Here's where more trees are being planted in Blackpool
The greening up of Blackpool has begun with hundreds of new trees already planted around the resort as part of a strategy to boost the environment.
Efforts to break up the urban landscape with vegetation have seen 50 mature trees planted including a number of real Christmas trees, as well as 2,000 trees in open spaces including at Mereside, Claremont and Revoe.
Blackpool Council launched its Green and Blue Infrastructure Strategy in 2018 to combat the town’s lack of leaf cover as it was revealed the town has one of the lowest amounts of tree canopy in England.
It is hoped to plant 10,000 trees in Blackpool in coming years, and a progress report suggests a good start has been made.
A survey of all existing trees within the council’s responsibility is set to be undertaken this year to ensure proper management of the current greenery.
The report to members of the Scrutiny Leadership Board also outlines a potential bid for £1m in funding to improve natural habitats at Stanley Park Lake and Lawsons Wetlands.

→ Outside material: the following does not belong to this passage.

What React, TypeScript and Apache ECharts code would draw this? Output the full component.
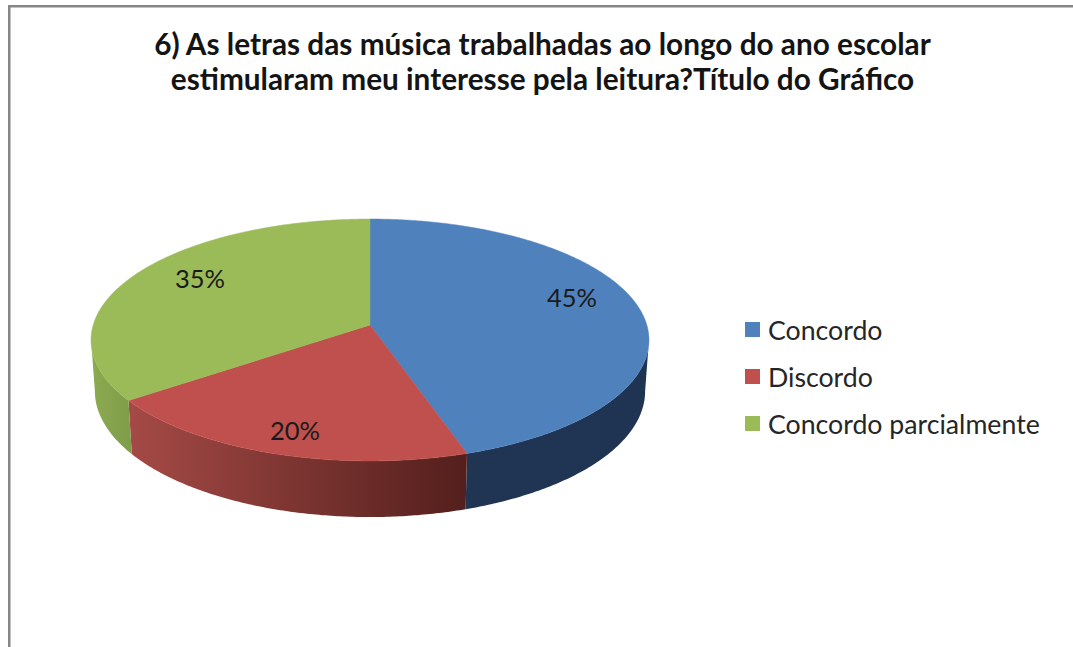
import React, { useEffect, useRef } from "react";
import * as echarts from "echarts";

const categories = ["Concordo", "Discordo", "Concordo parcialmente"];
const values = [45, 20, 35];
const titleLines = [
  "6) As letras das música trabalhadas ao longo do ano escolar",
  "estimularam meu interesse pela leitura?Título do Gráfico",
];

const topColors = ["#4f81bd", "#c0504d", "#9bbb59"];
const wallStops = [
  ["#1f3552", "#1f3452"],
  ["#a54a46", "#531f1c"],
  ["#8bab51", "#7f9c49"],
];
const labelOffsets = [
  [202, -28],
  [-75, 105],
  [-170, -47],
];

const K = 0.124;
const TOP = { x: 370, y: 325, a: 276.8, b: 119.1 };
const BOTTOM = { x: 370, y: 375.5, a: 273, b: 124 };
const FONT = "Lato";

function project(disc: typeof TOP, t: number) {
  const u = Math.sin(t);
  const v = -Math.cos(t);
  const w = 1 - K * v;
  return [disc.x + (disc.a * u) / w, disc.y + (disc.b * v) / w];
}

function arc(disc: typeof TOP, from: number, to: number) {
  const n = Math.max(2, Math.ceil(Math.abs(to - from) / 0.01));
  const pts: number[][] = [];
  for (let i = 0; i <= n; i++) pts.push(project(disc, from + ((to - from) * i) / n));
  return pts;
}

const total = values.reduce((s, v) => s + v, 0);
const TAU = Math.PI * 2;
const SIDE_START = TAU * (97.1 / 360);
const SIDE_END = TAU * (262.9 / 360);

function sliceRenderer(index: number) {
  const before = values.slice(0, index).reduce((s, v) => s + v, 0);
  return (_params: any, api: any) => {
    const value = api.value(0);
    const start = (before / total) * TAU;
    const end = ((before + value) / total) * TAU;
    const children: any[] = [];
    const from = Math.max(start, SIDE_START);
    const to = Math.min(end, SIDE_END);
    if (to > from) {
      const wallPts = [...arc(TOP, from, to), ...arc(BOTTOM, to, from)];
      children.push({
        type: "polygon",
        shape: { points: wallPts },
        style: {
          fill: new echarts.graphic.LinearGradient(0, 0, 1, 0, [
            { offset: 0, color: wallStops[index][0] },
            { offset: 1, color: wallStops[index][1] },
          ]),
        },
      });
    }
    children.push({
      type: "polygon",
      shape: { points: [[TOP.x, TOP.y], ...arc(TOP, start, end)] },
      style: { fill: topColors[index], stroke: topColors[index], lineWidth: 0.5 },
    });
    children.push({
      type: "text",
      z2: 10,
      x: TOP.x + labelOffsets[index][0],
      y: TOP.y + labelOffsets[index][1],
      style: {
        text: `${Math.round((value / total) * 100)}%`,
        fill: "#1a1a1a",
        font: `25.5px ${FONT}`,
        align: "center",
        verticalAlign: "middle",
      },
    });
    return { type: "group", children };
  };
}

export default function App() {
  const ref = useRef<HTMLDivElement>(null);
  useEffect(() => {
    document.body.style.margin = "0";
    const chart = echarts.init(ref.current!, null, { renderer: "svg" });
    chart.setOption({
      animation: false,
      backgroundColor: "#ffffff",
      title: {
        text: titleLines.join("\n"),
        left: 537.5,
        top: 21,
        textAlign: "center",
        textStyle: {
          fontFamily: FONT,
          fontWeight: "bold",
          fontSize: 29.75,
          lineHeight: 35,
          color: "#141414",
        },
      },
      legend: {
        orient: "vertical",
        left: 740,
        top: 311,
        itemWidth: 15,
        itemHeight: 15,
        itemGap: 20,
        icon: "rect",
        data: categories,
        selectedMode: false,
        textStyle: { fontFamily: FONT, fontSize: 26.7, color: "#262626", padding: [0, 0, 2, 3] },
      },
      graphic: [
        { type: "rect", shape: { x: 8, y: 5, width: 1065, height: 2.5 }, style: { fill: "#868686" } },
        { type: "rect", shape: { x: 8, y: 5, width: 2.5, height: 642 }, style: { fill: "#868686" } },
      ],
      series: categories.map((name, i) => ({
        type: "custom",
        name,
        coordinateSystem: "none",
        silent: true,
        itemStyle: { color: topColors[i] },
        data: [[values[i]]],
        renderItem: sliceRenderer(i),
      })),
    });
    return () => chart.dispose();
  }, []);
  return <div ref={ref} style={{ width: 1073, height: 647 }} />;
}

Meanwile £104,000 has been invested in parks and greenspaces in 2019/20 including the renovation of Claremont Park football pitch.
There was controversy in 2019 when the £100,000 cost of putting 10 trees in Cookson Street in the town centre was revealed, but town hall bosses said specialist systems were needed to embed the roots and prevent them from spreading into the road.
Vegetation has also been lost in some areas such as Mereside where it was chopped back to make way for new council homes being built at Troutbeck Crescent.
The report is due to be considered by councillors on March 11.
Here are some of the achievements of the Green and Blue Infrastructure Strategy so far:
* The Park Ranger Service has planted 2,000 trees from the Woodland Trust across parks and open spaces including Mereside, Claremont and Revoe parks.
More than 50 mature trees have been planted across the borough including real Christmas Trees at Crossland Road Park, @TheGrange, Layton and Revoe centres.
* A European Regional Development Fund programme of carbon reduction measures across Grange Park was successful.
This includes an £87,000 tree planting programme due to start in the autumn for more than 2,000 mature and young trees to be planted in open spaces, verges and residents’ gardens.
* An expression of interest has been submitted to the Innovative Flood Resilience Fund for nature based flood management solutions across Lancashire.
The programme includes a £1m scheme to improve Stanley Park Lake infrastructure and the water management of the park and Lawsons Wetlands. If the bid is successful, this work will see new habitat developed and significant improvements to the lake’s recreational and ecological value.
* Anchorsholme Park reopened last year after an extensive renovation by United Utilities following construction of the new pumping station there, while Harold Larwood Park in Caunce Street has also been upgraded.
Work there included new play equipment, removal of the boundary walls to open up sightlines and the addition of tree planting funded by Blackpool BetterStart.
* £104,049 has been invested in parks and greenspaces in 2019/20 including renovation of Claremont football pitch.
* Strong links have been made with both the Wyre and Ribble Rivers Trust whose catchments include Blackpool, with the council securing a place on the steering group for the Wyre Rivers Trust.
Funding was secured by the Wyre Rivers Trust for two hectares of tree planting in Blackpool as part of the wider Lancashire Connect Woodland programme of tree planting across the county.
* Although the Covid pandemic has restricted volunteering opportunities, the environmental volunteer co-ordinator post, which previously focused on Marton Mere, has been reviewed to take a town-wide approach.
The aim is to encourage further park volunteering and support groups to develop and gain new skills across the town.
* Two new placements for young people have been developed working alongside the Park Ranger Service gaining skills in community engagement, horticulture and ecological management.
The roles, which are due to start this spring, are funded through the Kickstart programme in partnership with the Head Start resilience project.